Mariam Zuhaib/AP Photo
Boeing CEO Dave Calhoun testifies at a Senate Homeland Security Subcommittee on Investigations hearing on Capitol Hill, June 18, 2024, in Washington.
Boeing either may or may not be prosecuted for violating the terms of a settlement agreement in 2021 involving its 737 MAX planes. That’s my informed perspective after reading elite media reports.
If you read The New York Times, you’d learn that the Justice Department is “considering” another deferred prosecution agreement to replace the last deferred prosecution agreement. It could install a federal monitor to oversee Boeing’s manufacturing processes, but it would sidestep a lawsuit as “too legally risky.” If you read Reuters, you’d learn that actually, prosecutors working on the case have recommended criminal charges to senior Justice Department leadership.
These can both be correct. The prosecutors could recommend criminal prosecution for violating the settlement agreement—after all, that’s the by-the-book response to such a violation—while the leadership could decline the recommendation and instead move to a settlement again.
The initial DPA, signed the day before the January 6th attack on the Capitol in the waning days of Donald Trump’s first term, gave Boeing a reprieve for misleading regulators about fatal errors in the 737 MAX systems, which led to two crashes in 2018 and 2019 that killed 346 passengers.
Just last week, Boeing CEO Dave Calhoun received a chilly reception on Capitol Hill, from a Senate committee and families of those who died in the crashes, who demanded that DOJ pursue the maximum criminal fine of $24 billion for “the deadliest corporate crime in U.S. history,” as well as jail terms for top executives, including former CEO Dennis Muilenburg. But the Times has information on a meeting between the families and DOJ, where top leadership prepared them for the lack of a prosecution, claiming they wouldn’t be able to win a guilty verdict.
The Justice Department has a July 7 deadline to decide what sanction—another settlement or criminal prosecution—to place on Boeing for violating the settlement, which it already determined in May.

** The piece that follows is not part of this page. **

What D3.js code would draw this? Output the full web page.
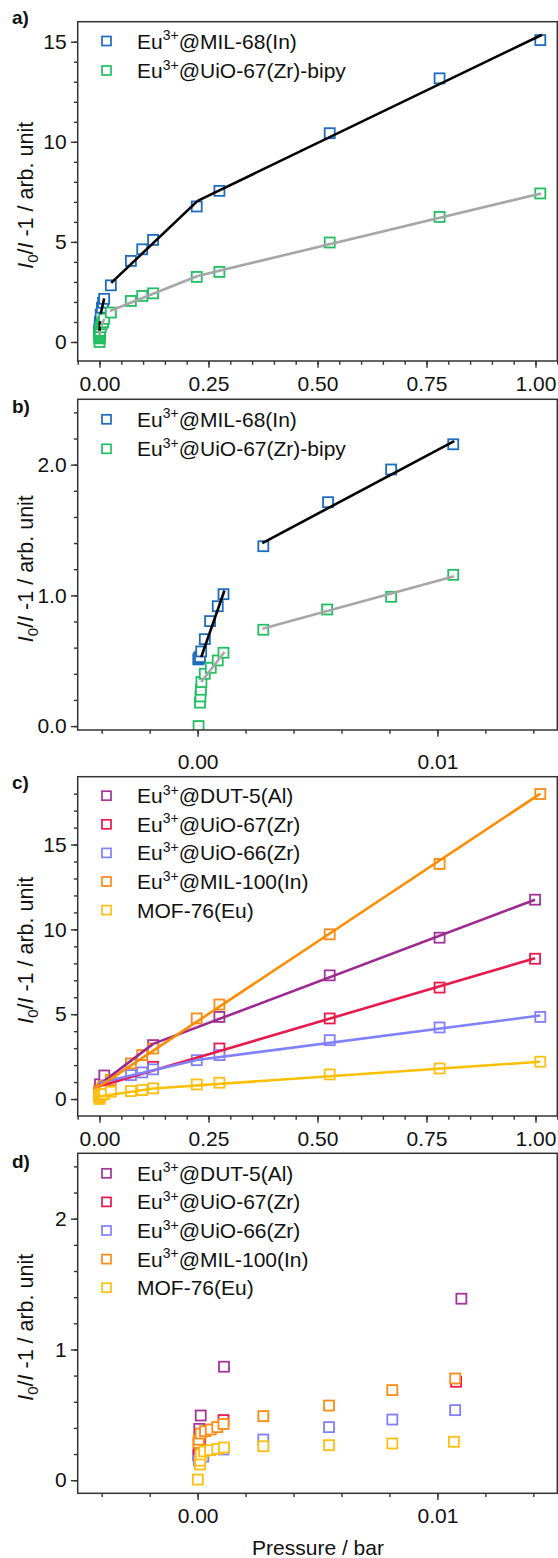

Though the Justice Department has engaged in several broad swipes at corporate power under Biden, practically all of them have come from the Antitrust Division. The Criminal Division has been far less active on corporate crime. In April, I wrote that Biden’s DOJ engaged in fewer corporate criminal prosecutions in its biggest year than in any year under George W. Bush. More than three-quarters of the corporations that DOJ prosecuted in 2023 had 50 employees or fewer; large corporations like Boeing simply are not well represented among corporate criminal actors in the Biden administration.
DOJ’s top brass—Attorney General Merrick Garland and his top deputy Lisa Monaco—simply haven’t proven that they have the stomach for challenging large companies that engage in serial violations of the law. The specter of the Arthur Andersen case, where the accounting firm was convicted of shredding documents about failed energy giant Enron in 2001 and subsequently went out of business, looms large in the minds of way too many cautious prosecutors. (The accounting industry is just as big today as it was with Arthur Andersen; fake outrage about job loss has been totally misplaced.)
With Boeing, the only major commercial aviation company in the U.S., the “too big to fail” problem is even more prominent. A criminal conviction would prevent Boeing from securing government contracts, and Defense Department funding keeps the company alive. But Boeing’s spiraling dysfunction in engineering is simply unlikely to improve if it can skate away from accountability through multiple administrations, whether Democratic or Republican. At some point, the law has to mean something, regardless of the criminal offender.
There’s a political dimension to this as well. Donald Trump’s DOJ let Boeing walk. Joe Biden’s DOJ has an opportunity to show that no corporation, along with no man, is above the law.